October 03, 2007

Who Can Build an Inverse Technorati?

With all the hubbub earlier this week around the introduction of the new TechMeme Leaderboard, the fading aura of Technorati was once again brought to the fore, as TechMeme's new offering was seen as challenging the longtime blog search engine's hold on who owns the most "Authority" on the Web - best indicated by the number of unique sites provide direct links to their blogs.

In the last 12-18 months, Technorati has seen more than its fair share of bad news and bad karma. From consistent bouts with downtime and sluggish responsiveness, an all-out assault from Google to own the blog search space, bloggers' gaming of the site's ranking index, and the loss of CEO David Sifry, many don't see the Web 2.0 pioneer pulling out of the spiral and reclaiming share - especially as its latest forays into innovation, WTF and Topics, are more confusing than useful.
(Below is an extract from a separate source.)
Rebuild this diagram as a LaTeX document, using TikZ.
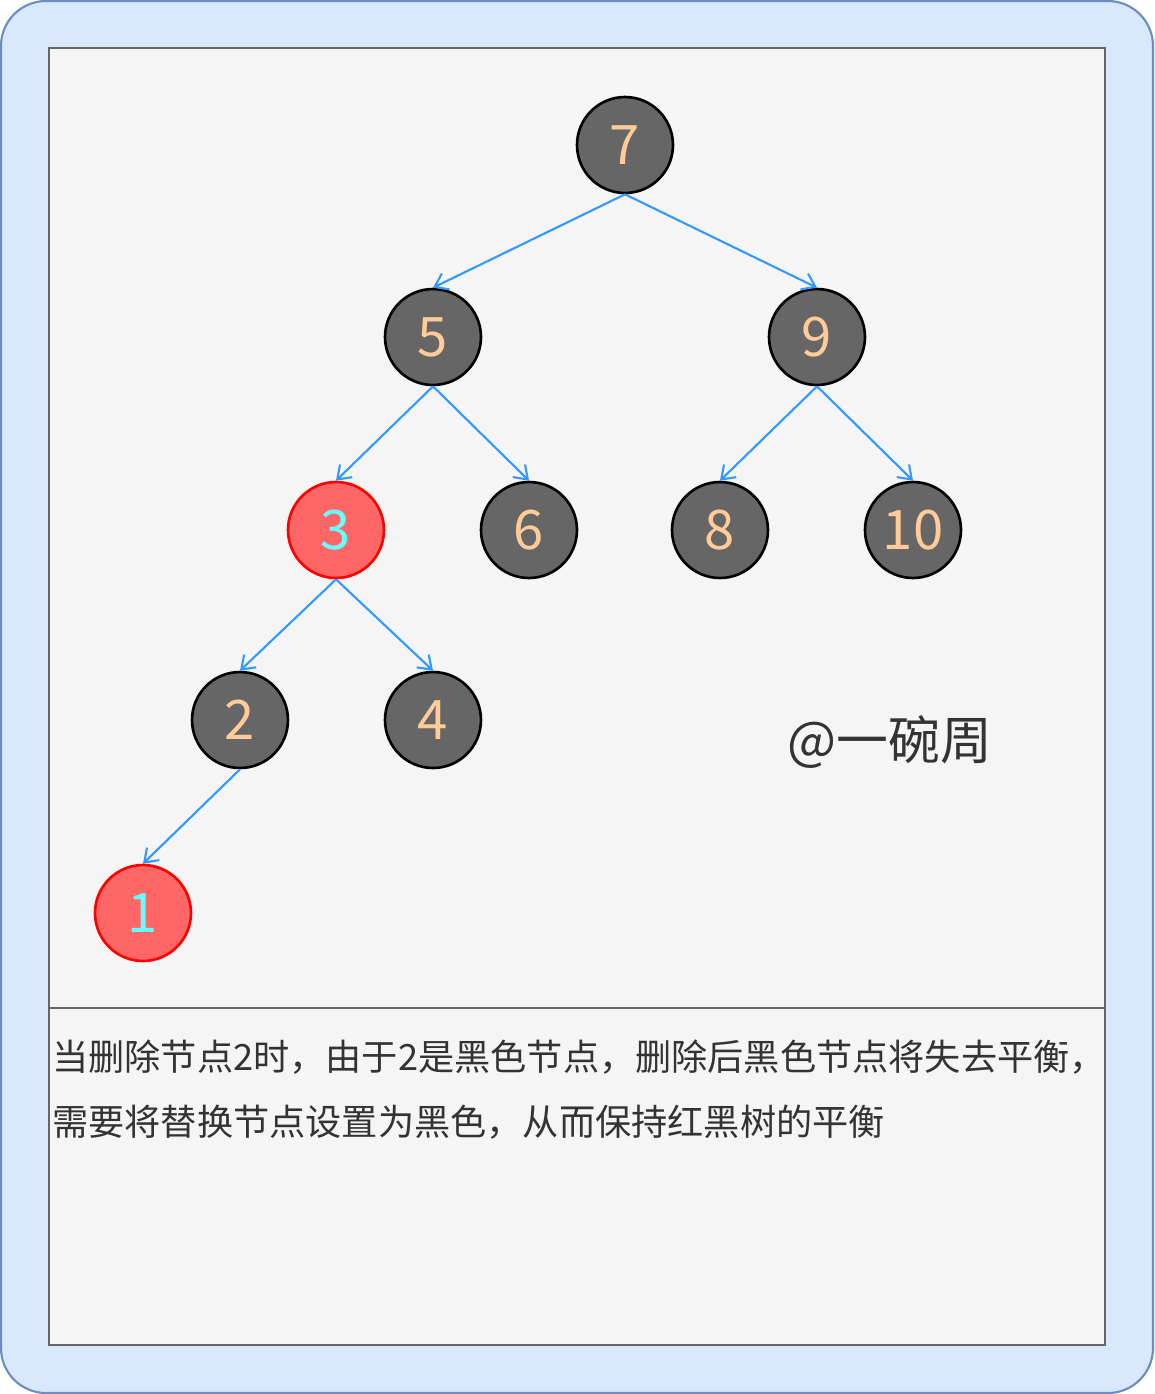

Despite all the above, Technorati still performs an excellent set of functions - tracking who has linked to your blog, sorted by date, or "Authority", and giving you your own "Authority" count, based on the number of individual blogs pointing your way in the last six months.
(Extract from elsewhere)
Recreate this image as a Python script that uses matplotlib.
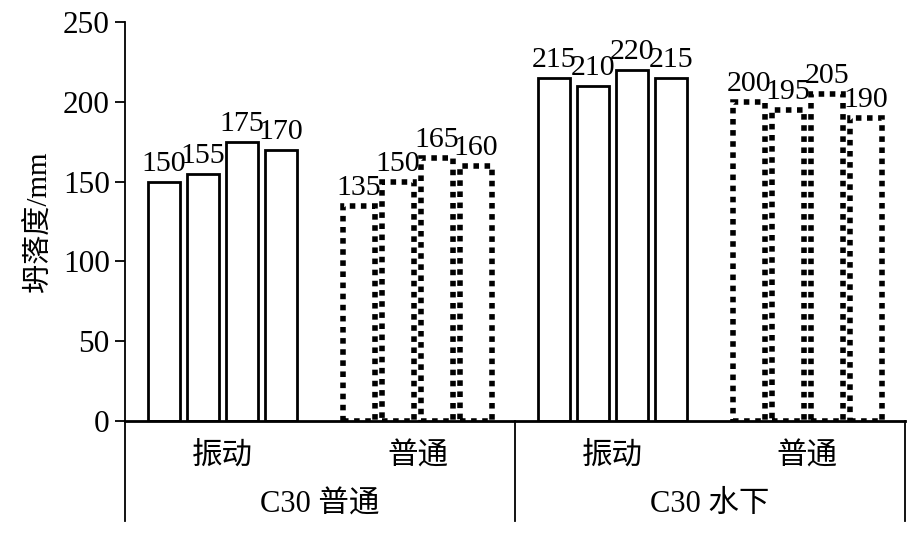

But, partly due to our recent thoughts around internal links, and the work of Yuvi Panda, showing how some of the biggest sites link outwardly, I've been thinking we need a spider-driven search engine that will index blogs, and provide reports on who we link to the most frequently. The question is, who builds it?

Ideally, the service would:

1. Provide aggregate reports on how many internal and external links were created, and in how many posts, over a given period.
2. Provide a ranking of the most-frequently linked-to sites or pages in a given period.
3. Recognize links from blog posts, and could exclude both "sidebars" and "action" buttons, (i.e. for Digg, Ballhype, StumbleUpon, etc.)
4. Be able to display subsets of data, such as the ranking of most-frequently linked-to sites in which I had a specific tag (i.e. Sports, Technology, Media).
5. Show me which bloggers have similar sites in my "Top 10 Linked", for example, which might indicate people who have similar interests, who I would undoubtedly want to read.

Yuvi Panda has created a statistical engine that crunches a single site at a time, reporting back on internal and external link frequency. Could this service be expanded to crawl the entire blogosphere, like Technorati, and provide individual bloggers with their own statistics? And could this service ever be marketized? I know I'd love to use it.